In Good Hands 2022 Movie Review
Melisa (Asli Enver) has five months to live, give or take a month. She walks out of the doctor’s office fresh with the bad news and stops. She closes her eyes and imagines herself on a beach looking pensively out upon the ocean. Compounding the tragedy is the fact that she and her six-year-old son Can (Mert Ege Ak) are inseparable. His father is out of the picture, although the boy treasures a photo of the three of them from years ago. She’s a single mother in a small Istanbul apartment, sharing a bedroom with the boy, a curtain separating their beds. She waits tables, and he sits quietly in the corner of the restaurant. They walk to school, and they briefly part, innately aware of where the other is on either side of a tall concrete wall; he runs back to her. She doesn’t make him go. Why should she? Their time together is short. Whatever her unspecified ailment is, it hasn’t taken a physical toll on her yet, and the kicker is, Can doesn’t know his mother is dying.
But Melisa must face the inevitable. Fatos (Ezgi Senler) is her co-worker, close friend and confidant. She offers to take care of the boy after… you know. Melisa brushes off the offer for reasons unknown. Fatos scrolls through photos on a dating app, encouraging Melisa to maybe go hang out with a human male her own age for a change. Maybe it’s not a terrible idea, although it becomes one when Melisa wonders if she should start dating and maybe find someone to be Can’s guardian, which seems like a lot to ask of someone who’ll get a few months to acclimate to the situation and subsequently watch her cough a lot until she’s gone, but that’s just a consideration you or I might make, being logical people. We’re not sure if Melisa takes the notion seriously, but there it is, floating through the plot.
One day in a cafe, an impatient man in line behind Melisa and Can treats them like crap. Total creep. Chode city. He’s Firat (Kaan Urgancıoğlu), a wealthy playboy who Melisa sees again at the newsstand, staring up at her from a magazine cover. He’s a bicycle magnate, I think – it’s never made clear. She keeps seeing his face here and there, which she interprets as a sign. She seeks him out at a nightclub and he recognizes her and says mean things to her. They do about five vodka shots each and somehow remain upright and clear-headed. They sit together at the end of a dock and have a lovely evening, but doesn’t sleep with him, and seems to have forgotten that he’s a boorish jackass who tends to treat women like tissue – use once, throw away. What gives? Does she see something in Firat that we don’t? Apparently, and that manifests as they see each other more and takes a shine to Can, turning his insult – “little monster” – into a term of endearment. Is this really going to work? Is Firat going to be Can’s dad now? IF ONLY IT WERE SO SIMPLE.

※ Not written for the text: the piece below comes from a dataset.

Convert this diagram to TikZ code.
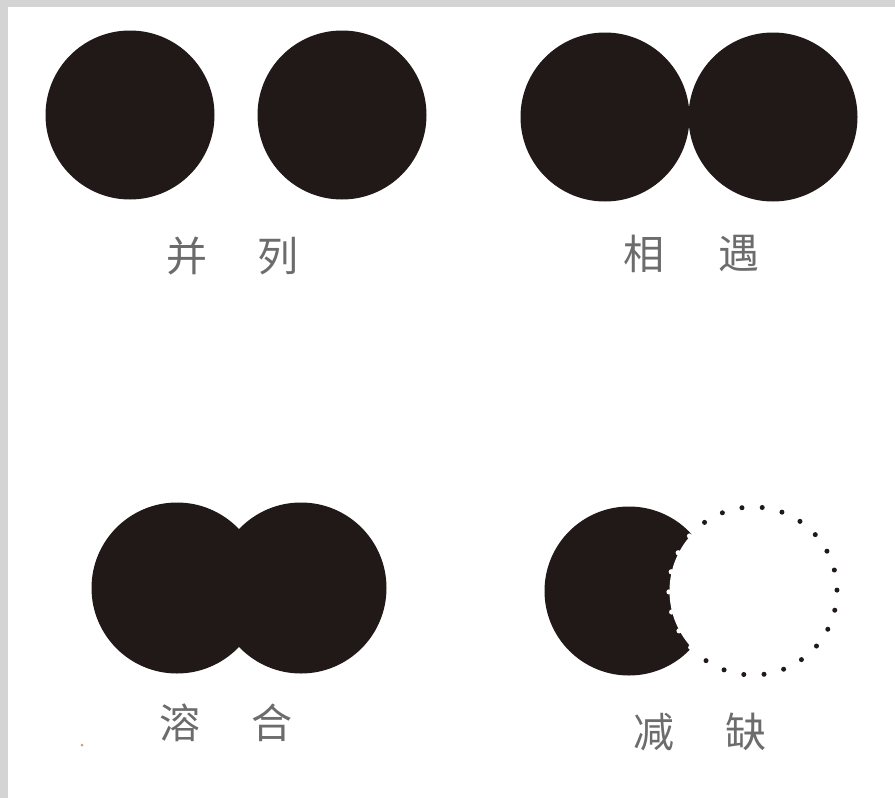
\documentclass[tikz,border=0pt]{standalone}
\usepackage{fontspec}
\usetikzlibrary{calc}
\newfontfamily\cjk{Noto Sans CJK SC}
\definecolor{ink}{RGB}{33,24,24}
\definecolor{framegray}{RGB}{212,212,212}
\definecolor{txt}{RGB}{108,108,108}
\definecolor{speck}{RGB}{225,150,110}
\begin{document}
\begin{tikzpicture}[x=1pt,y=-1pt,
  disc/.style={circle,fill=ink,draw=none,inner sep=0pt,minimum size=169pt},
  bigdisc/.style={disc,minimum size=171pt},
  lbl/.style={font=\cjk\fontsize{41}{41}\selectfont,text=txt,inner sep=0pt},
  dotmark/.style={fill=ink,draw=none},
  holemark/.style={fill=white,draw=none}]
\useasboundingbox (0,0) rectangle (895,798);
\fill[framegray] (0,0) rectangle (895,798);
\fill[white] (8,7) rectangle (895,798);

% 并列
\node[disc] (a1) at (130,115) {};
\node[disc] (a2) at (342,115) {};
\node[lbl] (la1) at (187,256) {并};
\node[lbl] (la2) at (278,256) {列};

% 相遇
\node[disc] (b1) at (605,117) {};
\node[disc] (b2) at (773,117) {};
\node[lbl] (lb1) at (644,254) {相};
\node[lbl] (lb2) at (739,254) {遇};

% 溶合
\node[bigdisc] (c1) at (177,588) {};
\node[bigdisc] (c2) at (301,588) {};
\node[lbl] (lc1) at (180,723) {溶};
\node[lbl] (lc2) at (272,723) {合};

% 减缺
\node[disc] (d1) at (629,591) {};
\coordinate (dc) at (753,591);
\fill[white] (dc) circle (83.5);
\foreach \k in {19,...,25}{
  \fill[holemark] ($(dc)+({124-\k*360/26}:{84})$) circle (2.6);
}
\foreach \k in {0,...,18}{
  \fill[dotmark] ($(dc)+({124-\k*360/26}:{84})$) circle (2.5);
}
\node[lbl] (ld1) at (654,732) {减};
\node[lbl] (ld2) at (746,732) {缺};

\fill[speck] (82,745) circle (1.5);
\end{tikzpicture}
\end{document}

In Good Hands might be a nice character-driven picture with strong performances and assured direction if the plot didn’t keep getting in the way. It’s almost fascinating to watch Enver and Urgancioglu worm their way around and through the broader contrivances of their characters – the illogic of her pursuit of this jerk, his grating arrogance – to find a sincere moment or three. But a bevy of contrived junk ranging from sitcom laffs to soap opera twists and heavy-handed symbolism frequently derail the operation.
Case in point, a subplot in which Melisa and Can collect toilet paper to the point where an entire room of the apartment is stacked floor-to-ceiling with the stuff. It defies pragmatism to the point of outright absurdity. Melisa’s an artist, so one wonders if it isn’t part of a project, but no, it has A Reason, and it’s not pandemic PTSD, but an uber-hokey one even in the context of a six-year-old’s sense of logic. That’s just one example of a few major implausibilities in this story, which, if it calmed down a little, might allow us to better understand and get to know the people in it. The cast is game, we’re game, but why isn’t the screenplay? It’s like it has an idea of what a movie should be, and forces drama and comedy into it instead of following the characters intuitively and flowing a little more like real life. When the movie allows that to happen, it’s thoughtful and sweet, but those moments are far too fleeting.